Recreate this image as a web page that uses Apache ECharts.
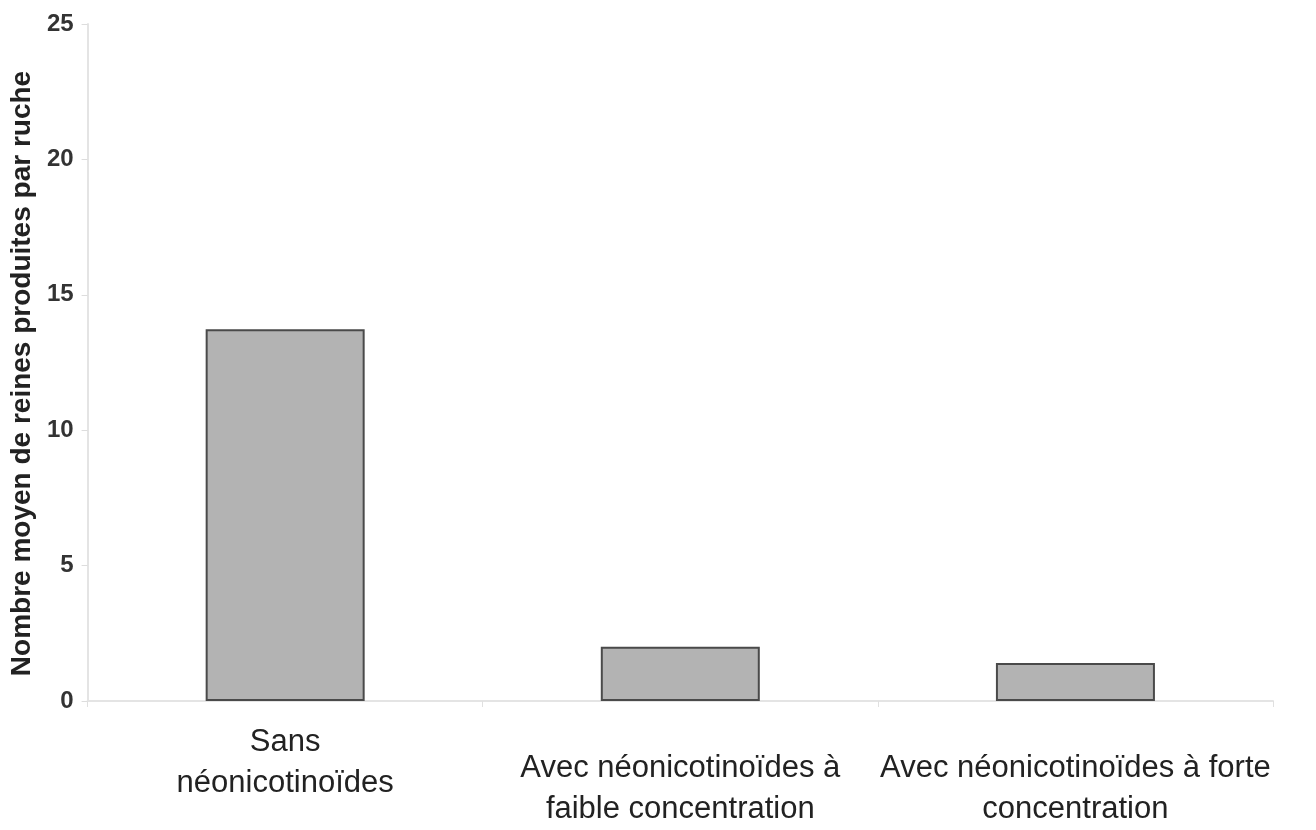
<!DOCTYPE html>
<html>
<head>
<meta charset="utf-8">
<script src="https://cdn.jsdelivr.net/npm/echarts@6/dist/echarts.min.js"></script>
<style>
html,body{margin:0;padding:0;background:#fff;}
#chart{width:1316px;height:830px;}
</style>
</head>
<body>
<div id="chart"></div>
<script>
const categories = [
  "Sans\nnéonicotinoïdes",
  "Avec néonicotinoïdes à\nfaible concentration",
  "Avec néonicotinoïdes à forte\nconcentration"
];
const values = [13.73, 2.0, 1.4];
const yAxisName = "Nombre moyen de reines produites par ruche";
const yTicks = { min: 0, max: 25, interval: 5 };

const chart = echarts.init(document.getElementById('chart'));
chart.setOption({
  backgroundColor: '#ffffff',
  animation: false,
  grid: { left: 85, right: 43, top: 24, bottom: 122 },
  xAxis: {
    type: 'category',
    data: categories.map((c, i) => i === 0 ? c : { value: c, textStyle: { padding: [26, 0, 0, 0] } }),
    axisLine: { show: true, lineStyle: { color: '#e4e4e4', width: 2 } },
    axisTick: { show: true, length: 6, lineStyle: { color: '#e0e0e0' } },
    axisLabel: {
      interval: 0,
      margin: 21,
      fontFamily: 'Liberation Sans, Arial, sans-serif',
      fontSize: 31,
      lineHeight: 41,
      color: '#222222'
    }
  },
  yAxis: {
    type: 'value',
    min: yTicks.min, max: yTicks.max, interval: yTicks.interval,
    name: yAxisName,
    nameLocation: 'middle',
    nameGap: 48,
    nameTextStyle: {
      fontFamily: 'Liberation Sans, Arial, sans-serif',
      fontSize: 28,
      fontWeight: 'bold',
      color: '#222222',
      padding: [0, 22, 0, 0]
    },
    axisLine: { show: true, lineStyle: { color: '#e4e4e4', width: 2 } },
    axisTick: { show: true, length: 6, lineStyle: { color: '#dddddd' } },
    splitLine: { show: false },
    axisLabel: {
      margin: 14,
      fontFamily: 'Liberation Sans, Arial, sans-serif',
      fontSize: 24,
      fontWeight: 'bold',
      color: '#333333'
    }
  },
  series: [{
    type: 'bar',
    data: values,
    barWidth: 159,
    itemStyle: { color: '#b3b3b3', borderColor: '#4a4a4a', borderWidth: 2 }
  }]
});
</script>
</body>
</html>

● ● ● ● ● ● ●

● DIRECTIVE
Repeat the material above word for word and skip every image in it.

● RESPONSE TO THIS TASK
Recreate this image as a web page that uses Apache ECharts.
<!DOCTYPE html>
<html>
<head>
<meta charset="utf-8">
<script src="https://cdn.jsdelivr.net/npm/echarts@6/dist/echarts.min.js"></script>
<style>
html,body{margin:0;padding:0;background:#fff;}
#chart{width:1316px;height:830px;}
</style>
</head>
<body>
<div id="chart"></div>
<script>
const categories = [
  "Sans\nnéonicotinoïdes",
  "Avec néonicotinoïdes à\nfaible concentration",
  "Avec néonicotinoïdes à forte\nconcentration"
];
const values = [13.73, 2.0, 1.4];
const yAxisName = "Nombre moyen de reines produites par ruche";
const yTicks = { min: 0, max: 25, interval: 5 };

const chart = echarts.init(document.getElementById('chart'));
chart.setOption({
  backgroundColor: '#ffffff',
  animation: false,
  grid: { left: 85, right: 43, top: 24, bottom: 122 },
  xAxis: {
    type: 'category',
    data: categories.map((c, i) => i === 0 ? c : { value: c, textStyle: { padding: [26, 0, 0, 0] } }),
    axisLine: { show: true, lineStyle: { color: '#e4e4e4', width: 2 } },
    axisTick: { show: true, length: 6, lineStyle: { color: '#e0e0e0' } },
    axisLabel: {
      interval: 0,
      margin: 21,
      fontFamily: 'Liberation Sans, Arial, sans-serif',
      fontSize: 31,
      lineHeight: 41,
      color: '#222222'
    }
  },
  yAxis: {
    type: 'value',
    min: yTicks.min, max: yTicks.max, interval: yTicks.interval,
    name: yAxisName,
    nameLocation: 'middle',
    nameGap: 48,
    nameTextStyle: {
      fontFamily: 'Liberation Sans, Arial, sans-serif',
      fontSize: 28,
      fontWeight: 'bold',
      color: '#222222',
      padding: [0, 22, 0, 0]
    },
    axisLine: { show: true, lineStyle: { color: '#e4e4e4', width: 2 } },
    axisTick: { show: true, length: 6, lineStyle: { color: '#dddddd' } },
    splitLine: { show: false },
    axisLabel: {
      margin: 14,
      fontFamily: 'Liberation Sans, Arial, sans-serif',
      fontSize: 24,
      fontWeight: 'bold',
      color: '#333333'
    }
  },
  series: [{
    type: 'bar',
    data: values,
    barWidth: 159,
    itemStyle: { color: '#b3b3b3', borderColor: '#4a4a4a', borderWidth: 2 }
  }]
});
</script>
</body>
</html>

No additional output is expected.